Evolve, the bank that actually stores the money, says "Synapse’s abrupt shutdown of essential systems without notice and failure to provide necessary records needlessly jeopardized end users by hindering our ability to verify transactions, confirm end user balances, and comply with applicable law.".[2]

So much for "money as a service".

[1] https://www.forbes.com/sites/jeffkauflin/2020/04/01/broken-s...

[2] https://www.getevolved.com/about/evolve-responds-to-fridays-...

By @andylynch - 7 months
Are these US payment startups not regulated?

Here and unblock the EU payment systems are themselves regulated , distinctly from banks but along very similar lines. A big motivation for this was to avoid such failures.

By @jowea - 7 months
So, there was a big failure of paperwork, but as the co-founder say, why is there a million dollar shortfall? Where did the money go?

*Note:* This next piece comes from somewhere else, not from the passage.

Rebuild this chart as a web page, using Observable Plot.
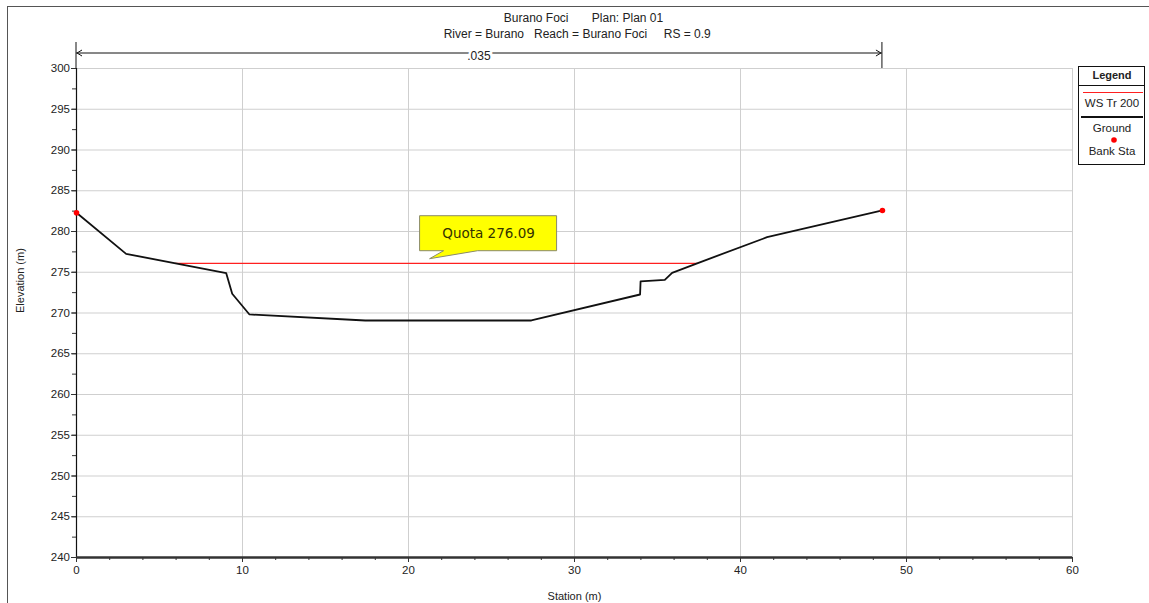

I wonder if having fdic.gov basically say "beware of fintechs" is going to negatively impact the sector: https://www.fdic.gov/resources/consumers/consumer-news/2024-...

Remember when Voyager said it was FDIC insured?

By @darby_nine - 7 months
I don't think there's anything wrong in theory with digital-only banks but I just haven't found anyone I'm willing to give my money to. Maybe the first digital credit-union will get my cash.
By @dralley - 7 months
I wish so much that FedNow would put CashApp, PayPal, Venmo, etc. out of business.

We don't need to gamify finance. Just make it fast, easy and safe to transfer money between parties, please.